The ‘sea peoples’ were yet another indicator of the great folk movements of the era. Armed with iron, from the beginning of the twelfth century BC they were raiding the mainland of the eastern Mediterranean basin, ravaging Syrian and Levantine cities. Some of them may have been ‘refugees’ from the Mycenaean cities who moved first to the Dodecanese and then to Cyprus. One group among them, the Philistines, settled in Canaan in about 1175 BC and are commemorated still by a modern name derived from their own: Palestine. But Egyptians were the major victims of the sea peoples. Like the Vikings of the northern seas 2,000 years later, sea-borne invaders and raiders plunged down on the delta again and again, undeterred by occasional defeat, at one time even wresting it from Pharaoh’s control. Egypt was under great strain. In the early eleventh century she broke apart and was disputed between two kingdoms. Nor were the sea peoples Egypt’s only enemies; at one point a Libyan fleet appears to have raided the delta, though it was driven off. In the south, the Nubian frontier did not yet present a problem, but around 1000 BC an independent kingdom emerged in the Sudan which would later be troublesome. The tidal surge of barbarian peoples was wearing away the old structures of the Middle East just as it had worn away Mycenaean Greece.

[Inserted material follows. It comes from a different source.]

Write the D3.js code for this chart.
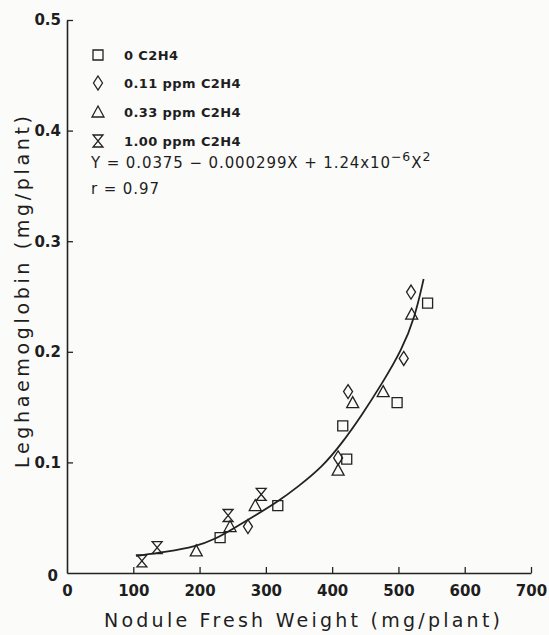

This is far enough into the welter of events to make it clear that we have entered an age both too complex and too obscure for straightforward narration. Mercifully, there soon appear two threads through the turmoil. One is an old theme renewed, that of the continuing Mesopotamian tradition about to enter its last phase. The other is quite new. It begins with an event we cannot date and know only through tradition recorded centuries later, but which probably occurred during the testing time imposed on Egypt by the sea peoples. Whenever and however it happened, a turning-point had been reached in world history when there went out of Egypt people whom the Egyptians called Hebrews and the world later called Jews.
For many people over many centuries, mankind’s history before the coming of Christianity was the history of the Jews and what they recounted of the history of others. Both were written down in the books called the Old Testament, the sacred writings of the Jewish people, subsequently diffused worldwide in many languages by the Christian missionary impulse and the invention of printing. They were to be the first people to arrive at an abstract notion of God and to forbid his representation by images. No people has produced a greater historical impact from such comparatively insignificant origins and resources – origins so insignificant, indeed, that it is still difficult to be sure of very much about them.